Le Sucre est-il bon pour la santé ?
Il y a eu un moment fort intéressant au Sucre hier soir, au début de la « Closing party » des Nuits Sonores, lorsque le ministre de l’Intérieur et maire-sénateur de Lug-Dunum nous a fait l’honneur de nous rejoindre sur le roof floor : une quinzaine de festivaliers assis en terrasse ― la plupart, soyons honnêtes, drogués depuis trois jours ― se mirent à l’applaudir, applaudissements qui furent çà et là discrètement, très discrètement, sifflés par une poignée d’autres festivaliers ― eux aussi, soyons honnêtes, drogués depuis trois jours.
Cet épisode, je tiens à le préciser, resta anecdotique, tant la politique partisane n’a heureusement aucune influence sur ce beau festival, et la demi-heure que passa le ministre sur le toit, à écouter ses hôtes et échanger avec quelques festivaliers, fut considérée par tous comme une aimable visite de courtoisie d’une star locale, sans impact sur la jouissance sonore qui s’ensuivit sur le dance-floor, avec des B2B qui s’enchainèrent jusqu’à 3h du matin entre The Hacker et Maceo Plex et Oxia, bref, une autre nuit de folie dans un festival extatique.
Cependant, au risque d’être prise pour une politicienne de petit acabit, cet épisode, ces applaudissements, m’ont interpellée. Certes, on peut les justifier en précisant que, premièrement, le ministre était accompagné de Vincent Carry, qui est le héros emblématique de notre génération de lyonnais ; que, deuxièmement, le ministre est un maire respecté qui portait l’étendard d’un nouveau Président de la République pour qui la majorité des bobos présents nourrissent une forte sympathie ; et que, troisièmement, tous les susdits drogués avaient conscience qu’ils devaient cette possibilité d’une parenthèse dans leur vie quotidienne, ce séjour rituel et annuel dans l’Île aux Enfants, grâce au travail d’une armée de policiers sur le pied de guerre depuis des semaines pour les protéger du risque terroriste. Tout cela est très clair. Cela étant dit, comment ne pas ressentir une certaine perplexité devant ces faits : vingt ans après le traumatisme de Polaris, sommet de la répression française anti-techno qui frappa si durement Lug-Dunum, le ministre de l’Intérieur est accueilli avec des fleurs au cœur du plus grand festival électro de France. N’est-ce pas le signe que les temps ont changé ?

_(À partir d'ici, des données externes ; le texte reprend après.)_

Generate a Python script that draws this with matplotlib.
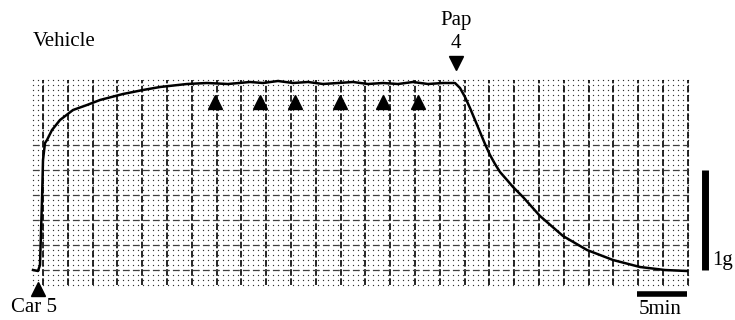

N’est-ce pas le signe que l’électro est devenue adulte, que la France est devenue globale, et que les collectivités locales – les villes les premières – ont compris le levier formidable que représente ce mouvement artistique pour leur essor économique et social. Lug-Dunum, clairement, est une ville pionnière en ce sens.
― Mwouaih, commenta une amie d’Évariste Ducasse présente ce soir-là, à qui je confiais ces pensées (et elle partit d’un petit rire par lequel elle entrecoupait chacun de ses dires), mais y a quand même encore un putain de hic : on peut toujours pas fumer le calumet de la paix en paix. Toute drogue dans cette enceinte est interdite, c’est un petit peu hypocrite, non ? dit-elle en continuant de rire, avant de préciser : je veux dire, ça m’a obligé à prendre cette goutte de LSD beaucoup plus tôt que je voulais.
Ah oui, tiens, c’est vrai, il reste ce petit détail, ce petit paradoxe à régler.
Car enfin, la question n’est pas de savoir si le Sucre est bon pour la santé : nous savons tous que tout dépend de la fréquence et de la quantité.